**What you should do:**
Transcribe every line from the top down to the line with "import plotly.graph_objects as go", both ends included, but not the pictures.

--- Start Data excerpt ---

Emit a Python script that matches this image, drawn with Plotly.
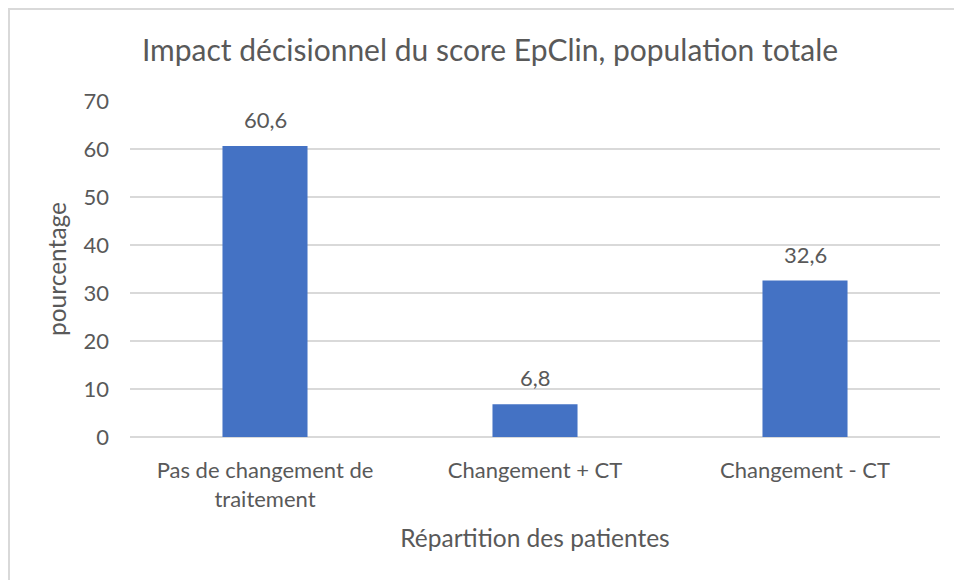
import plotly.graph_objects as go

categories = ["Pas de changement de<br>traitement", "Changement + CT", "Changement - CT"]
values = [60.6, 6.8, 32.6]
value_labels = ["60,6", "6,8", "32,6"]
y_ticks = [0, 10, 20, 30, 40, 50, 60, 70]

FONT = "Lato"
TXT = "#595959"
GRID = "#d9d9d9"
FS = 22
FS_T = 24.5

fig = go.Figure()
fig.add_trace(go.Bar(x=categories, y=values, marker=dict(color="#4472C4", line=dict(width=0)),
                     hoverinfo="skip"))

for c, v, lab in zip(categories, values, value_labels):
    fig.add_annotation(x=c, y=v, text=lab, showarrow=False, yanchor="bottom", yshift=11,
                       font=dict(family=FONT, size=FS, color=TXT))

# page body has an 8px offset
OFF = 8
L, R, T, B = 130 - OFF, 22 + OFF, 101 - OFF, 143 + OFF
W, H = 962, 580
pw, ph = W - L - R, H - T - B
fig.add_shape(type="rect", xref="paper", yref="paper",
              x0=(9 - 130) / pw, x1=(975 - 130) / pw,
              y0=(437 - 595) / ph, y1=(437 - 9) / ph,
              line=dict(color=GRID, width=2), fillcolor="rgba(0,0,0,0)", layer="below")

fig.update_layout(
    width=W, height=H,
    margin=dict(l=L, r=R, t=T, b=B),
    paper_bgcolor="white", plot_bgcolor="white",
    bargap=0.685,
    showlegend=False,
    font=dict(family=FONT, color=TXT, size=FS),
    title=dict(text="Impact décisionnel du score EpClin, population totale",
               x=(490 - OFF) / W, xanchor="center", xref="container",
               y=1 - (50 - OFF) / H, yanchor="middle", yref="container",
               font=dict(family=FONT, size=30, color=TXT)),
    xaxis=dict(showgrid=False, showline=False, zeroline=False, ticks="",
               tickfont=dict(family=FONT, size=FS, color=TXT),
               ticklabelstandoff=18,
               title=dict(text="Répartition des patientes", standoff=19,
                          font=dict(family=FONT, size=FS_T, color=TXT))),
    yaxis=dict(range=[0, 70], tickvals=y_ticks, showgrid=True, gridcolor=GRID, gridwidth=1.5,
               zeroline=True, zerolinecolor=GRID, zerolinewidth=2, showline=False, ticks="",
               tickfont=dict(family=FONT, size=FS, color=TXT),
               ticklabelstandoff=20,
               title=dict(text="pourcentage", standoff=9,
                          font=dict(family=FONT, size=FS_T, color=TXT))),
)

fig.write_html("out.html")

--- End Data excerpt ---

**Result of the task:**
Emit a Python script that matches this image, drawn with Plotly.
import plotly.graph_objects as go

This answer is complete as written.